McQuaid: Armstrong-Contador Rivalry Good for Cycling
The rivalry between Tour de France champions Lance Armstrong and Alberto Contador is healthy and good for cycling, the president of the sport's world body, Pat McQuaid, said.
The rivalry between Tour de France champions Lance Armstrong and Alberto Contador is healthy and good for cycling, the president of the sport's world body, Pat McQuaid, said Saturday.
Contador won last year's tour as a teammate of Armstrong's but has since been critical of the seven-time Tour winner, saying their relationship was virtually "nonexistent."
Armstrong has more tactfully denied Contador's claims that he lacked support from his Astana teammates and team management during last July's Tour.
McQuaid told a news conference in Adelaide on Saturday, during the Tour Down Under, that the war of words between Armstrong and Contador were better than the doping controversies that have often hurt cycling.
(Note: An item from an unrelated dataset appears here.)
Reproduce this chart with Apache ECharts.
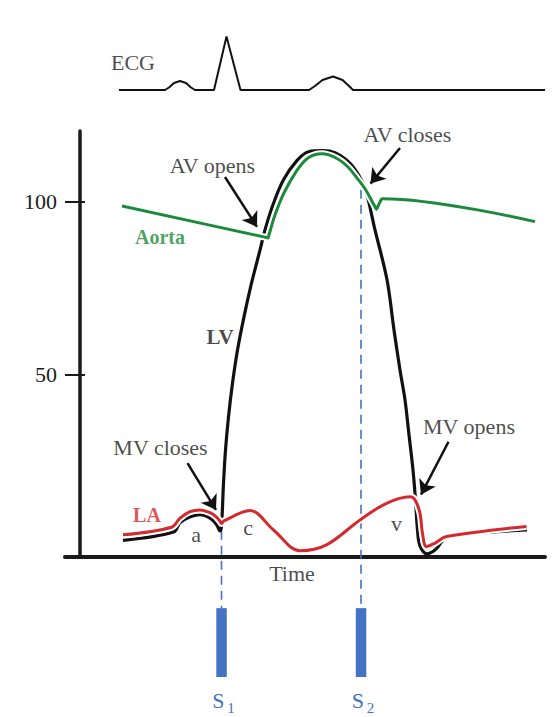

"I see it as a healthy rivalry, I don't see it as being over the top," UCI president McQuaid said.
"They're both saying things to position themselves in the leadup to the Tour (de France) and that's a strategic aspect that there's always been throughout cycling. I don't think there's anything unhealthy about it. I think it's good for the sport."
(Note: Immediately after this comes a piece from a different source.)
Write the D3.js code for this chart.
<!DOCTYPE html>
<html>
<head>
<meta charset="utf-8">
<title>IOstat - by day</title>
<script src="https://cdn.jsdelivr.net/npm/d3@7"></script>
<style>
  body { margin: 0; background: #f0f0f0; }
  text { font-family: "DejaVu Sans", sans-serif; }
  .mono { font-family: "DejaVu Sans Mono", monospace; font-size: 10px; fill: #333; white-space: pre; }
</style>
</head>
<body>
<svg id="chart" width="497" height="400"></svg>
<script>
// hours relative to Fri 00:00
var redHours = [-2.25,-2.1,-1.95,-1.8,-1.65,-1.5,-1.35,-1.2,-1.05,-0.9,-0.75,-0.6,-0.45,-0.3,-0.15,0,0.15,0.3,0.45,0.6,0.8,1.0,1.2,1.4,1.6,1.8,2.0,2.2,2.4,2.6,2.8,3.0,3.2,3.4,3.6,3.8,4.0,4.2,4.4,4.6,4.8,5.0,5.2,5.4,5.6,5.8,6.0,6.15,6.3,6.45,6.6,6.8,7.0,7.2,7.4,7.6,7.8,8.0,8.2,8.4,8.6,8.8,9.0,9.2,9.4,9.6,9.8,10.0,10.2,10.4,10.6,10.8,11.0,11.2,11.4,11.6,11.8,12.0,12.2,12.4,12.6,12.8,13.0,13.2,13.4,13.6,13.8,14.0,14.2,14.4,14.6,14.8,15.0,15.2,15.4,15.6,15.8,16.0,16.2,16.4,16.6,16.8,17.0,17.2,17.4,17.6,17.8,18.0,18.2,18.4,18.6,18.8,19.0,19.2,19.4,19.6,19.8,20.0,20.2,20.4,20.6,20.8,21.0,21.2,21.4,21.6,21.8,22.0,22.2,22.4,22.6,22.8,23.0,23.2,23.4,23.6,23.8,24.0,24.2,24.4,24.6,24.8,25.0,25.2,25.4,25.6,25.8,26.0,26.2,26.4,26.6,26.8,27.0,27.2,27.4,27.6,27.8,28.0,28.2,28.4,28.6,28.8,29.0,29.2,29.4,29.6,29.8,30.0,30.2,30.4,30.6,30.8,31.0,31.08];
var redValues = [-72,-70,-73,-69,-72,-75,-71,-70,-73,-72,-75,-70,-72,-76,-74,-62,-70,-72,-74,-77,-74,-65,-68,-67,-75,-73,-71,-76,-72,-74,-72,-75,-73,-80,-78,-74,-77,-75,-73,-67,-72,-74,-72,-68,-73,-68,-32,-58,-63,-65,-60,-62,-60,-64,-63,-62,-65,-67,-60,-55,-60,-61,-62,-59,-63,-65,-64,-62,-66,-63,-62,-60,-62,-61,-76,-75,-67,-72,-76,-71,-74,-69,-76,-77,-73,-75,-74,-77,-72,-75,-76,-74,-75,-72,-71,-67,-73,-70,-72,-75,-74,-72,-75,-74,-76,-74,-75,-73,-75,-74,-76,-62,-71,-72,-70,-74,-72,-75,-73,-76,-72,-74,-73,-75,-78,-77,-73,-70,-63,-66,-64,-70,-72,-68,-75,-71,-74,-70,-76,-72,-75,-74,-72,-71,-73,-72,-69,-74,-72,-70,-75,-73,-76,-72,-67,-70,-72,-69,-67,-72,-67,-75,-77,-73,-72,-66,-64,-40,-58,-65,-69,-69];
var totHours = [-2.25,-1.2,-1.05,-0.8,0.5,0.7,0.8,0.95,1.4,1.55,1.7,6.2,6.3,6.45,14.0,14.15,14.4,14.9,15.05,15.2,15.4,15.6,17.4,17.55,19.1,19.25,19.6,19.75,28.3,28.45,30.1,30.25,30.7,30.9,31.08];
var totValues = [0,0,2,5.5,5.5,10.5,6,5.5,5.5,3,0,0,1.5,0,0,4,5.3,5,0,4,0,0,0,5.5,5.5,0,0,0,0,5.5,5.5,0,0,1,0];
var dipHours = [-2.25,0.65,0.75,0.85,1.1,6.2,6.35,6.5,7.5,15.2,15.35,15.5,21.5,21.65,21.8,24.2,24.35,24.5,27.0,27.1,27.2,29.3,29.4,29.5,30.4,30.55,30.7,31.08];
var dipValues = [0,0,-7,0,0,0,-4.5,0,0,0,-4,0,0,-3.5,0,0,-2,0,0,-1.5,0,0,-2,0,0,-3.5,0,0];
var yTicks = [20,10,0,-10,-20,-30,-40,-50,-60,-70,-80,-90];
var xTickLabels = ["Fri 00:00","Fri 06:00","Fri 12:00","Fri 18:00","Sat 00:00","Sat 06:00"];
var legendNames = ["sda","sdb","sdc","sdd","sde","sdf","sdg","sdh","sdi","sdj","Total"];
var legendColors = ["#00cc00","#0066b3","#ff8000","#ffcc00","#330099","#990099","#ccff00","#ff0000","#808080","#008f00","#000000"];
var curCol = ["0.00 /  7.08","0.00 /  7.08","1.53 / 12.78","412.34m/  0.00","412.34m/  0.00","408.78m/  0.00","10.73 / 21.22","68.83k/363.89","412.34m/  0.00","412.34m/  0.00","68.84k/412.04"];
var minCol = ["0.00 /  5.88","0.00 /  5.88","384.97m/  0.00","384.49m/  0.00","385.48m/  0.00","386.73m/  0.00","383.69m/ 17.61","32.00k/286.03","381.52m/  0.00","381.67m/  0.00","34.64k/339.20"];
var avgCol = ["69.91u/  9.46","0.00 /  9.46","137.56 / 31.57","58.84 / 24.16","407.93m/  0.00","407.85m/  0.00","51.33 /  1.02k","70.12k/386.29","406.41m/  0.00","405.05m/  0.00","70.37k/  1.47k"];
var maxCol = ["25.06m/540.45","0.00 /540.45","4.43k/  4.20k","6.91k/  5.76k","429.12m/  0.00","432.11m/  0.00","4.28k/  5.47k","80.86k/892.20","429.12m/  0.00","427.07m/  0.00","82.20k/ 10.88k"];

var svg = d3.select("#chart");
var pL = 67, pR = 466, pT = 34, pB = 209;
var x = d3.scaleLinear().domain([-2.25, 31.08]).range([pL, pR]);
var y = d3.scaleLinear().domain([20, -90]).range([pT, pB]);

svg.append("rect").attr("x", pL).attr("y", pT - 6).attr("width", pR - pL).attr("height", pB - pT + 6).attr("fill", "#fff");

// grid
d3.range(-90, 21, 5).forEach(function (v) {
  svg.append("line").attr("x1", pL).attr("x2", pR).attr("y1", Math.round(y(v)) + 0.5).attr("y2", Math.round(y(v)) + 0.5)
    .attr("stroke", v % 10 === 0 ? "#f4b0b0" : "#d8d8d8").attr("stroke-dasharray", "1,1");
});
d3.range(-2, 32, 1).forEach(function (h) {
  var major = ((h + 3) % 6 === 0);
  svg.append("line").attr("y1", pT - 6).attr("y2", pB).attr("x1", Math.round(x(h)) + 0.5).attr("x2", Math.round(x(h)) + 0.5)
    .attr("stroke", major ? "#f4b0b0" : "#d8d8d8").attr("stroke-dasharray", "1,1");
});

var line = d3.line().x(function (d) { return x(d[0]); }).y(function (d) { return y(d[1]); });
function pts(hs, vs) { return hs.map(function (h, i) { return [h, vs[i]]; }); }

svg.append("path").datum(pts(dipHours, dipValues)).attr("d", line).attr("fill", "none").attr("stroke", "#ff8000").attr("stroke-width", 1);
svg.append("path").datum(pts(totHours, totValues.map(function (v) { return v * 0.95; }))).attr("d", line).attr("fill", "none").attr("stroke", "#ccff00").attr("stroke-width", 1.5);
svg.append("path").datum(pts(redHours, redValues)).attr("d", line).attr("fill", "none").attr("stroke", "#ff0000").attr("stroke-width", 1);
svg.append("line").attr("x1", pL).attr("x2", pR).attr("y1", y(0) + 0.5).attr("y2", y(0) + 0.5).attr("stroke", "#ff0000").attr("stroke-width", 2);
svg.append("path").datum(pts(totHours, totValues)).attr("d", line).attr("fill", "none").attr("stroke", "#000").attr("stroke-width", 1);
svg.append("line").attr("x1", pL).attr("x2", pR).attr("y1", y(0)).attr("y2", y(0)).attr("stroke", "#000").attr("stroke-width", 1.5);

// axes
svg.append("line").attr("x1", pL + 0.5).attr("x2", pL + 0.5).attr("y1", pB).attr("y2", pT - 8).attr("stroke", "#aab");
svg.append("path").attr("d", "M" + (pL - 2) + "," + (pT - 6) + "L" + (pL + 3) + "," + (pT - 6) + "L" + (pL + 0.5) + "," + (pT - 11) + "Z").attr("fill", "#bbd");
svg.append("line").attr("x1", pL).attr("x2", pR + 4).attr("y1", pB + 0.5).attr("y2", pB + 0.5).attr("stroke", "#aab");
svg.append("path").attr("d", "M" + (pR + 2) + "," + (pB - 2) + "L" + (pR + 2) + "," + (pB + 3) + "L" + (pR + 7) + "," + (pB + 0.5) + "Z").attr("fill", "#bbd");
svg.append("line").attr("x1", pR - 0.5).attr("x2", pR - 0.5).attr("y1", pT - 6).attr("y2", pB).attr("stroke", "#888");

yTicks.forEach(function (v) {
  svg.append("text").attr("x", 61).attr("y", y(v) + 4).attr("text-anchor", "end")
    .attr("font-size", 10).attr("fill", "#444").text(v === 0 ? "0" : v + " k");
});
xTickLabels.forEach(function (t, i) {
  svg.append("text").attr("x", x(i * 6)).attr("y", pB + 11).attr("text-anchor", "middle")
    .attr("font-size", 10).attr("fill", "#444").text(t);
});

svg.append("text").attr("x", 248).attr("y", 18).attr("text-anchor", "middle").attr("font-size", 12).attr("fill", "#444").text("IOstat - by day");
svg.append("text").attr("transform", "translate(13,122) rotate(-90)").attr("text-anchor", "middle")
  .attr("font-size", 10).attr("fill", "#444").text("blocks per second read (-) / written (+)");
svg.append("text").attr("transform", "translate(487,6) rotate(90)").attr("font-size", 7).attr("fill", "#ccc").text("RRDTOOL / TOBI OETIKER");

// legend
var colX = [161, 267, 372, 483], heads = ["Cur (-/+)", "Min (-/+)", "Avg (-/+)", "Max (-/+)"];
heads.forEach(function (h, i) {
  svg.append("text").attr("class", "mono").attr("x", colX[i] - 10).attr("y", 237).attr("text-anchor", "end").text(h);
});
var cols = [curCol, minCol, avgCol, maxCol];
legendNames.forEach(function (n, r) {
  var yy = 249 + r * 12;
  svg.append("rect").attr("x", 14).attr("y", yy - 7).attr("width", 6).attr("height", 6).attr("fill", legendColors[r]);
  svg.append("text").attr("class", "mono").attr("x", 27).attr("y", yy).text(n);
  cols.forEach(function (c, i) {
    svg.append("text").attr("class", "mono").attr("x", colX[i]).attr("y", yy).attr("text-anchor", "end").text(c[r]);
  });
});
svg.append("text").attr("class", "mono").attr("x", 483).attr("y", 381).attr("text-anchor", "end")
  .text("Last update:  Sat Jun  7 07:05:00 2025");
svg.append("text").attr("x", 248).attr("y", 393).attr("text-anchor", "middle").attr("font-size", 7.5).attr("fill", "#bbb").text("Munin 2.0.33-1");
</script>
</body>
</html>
Armstrong, 38, will ride this year's Tour de France for his new U.S.-based Team Radioshack. He returned to competitive cycling last year after a 3 1/2-year retirement lured by the desire to win the world's most famous cycling race for an eighth time.
Armstrong is competing in the six-day Tour Down Under and Saturday delivered a strong hint that this cycling season will not be his last. There had been strong speculation that Armstrong would retire for good at the end of the current season but he now appears to dismiss that possibility.
"I suspect I'll be doing some racing in 2011. I don't know if it will be a full schedule," Armstrong said.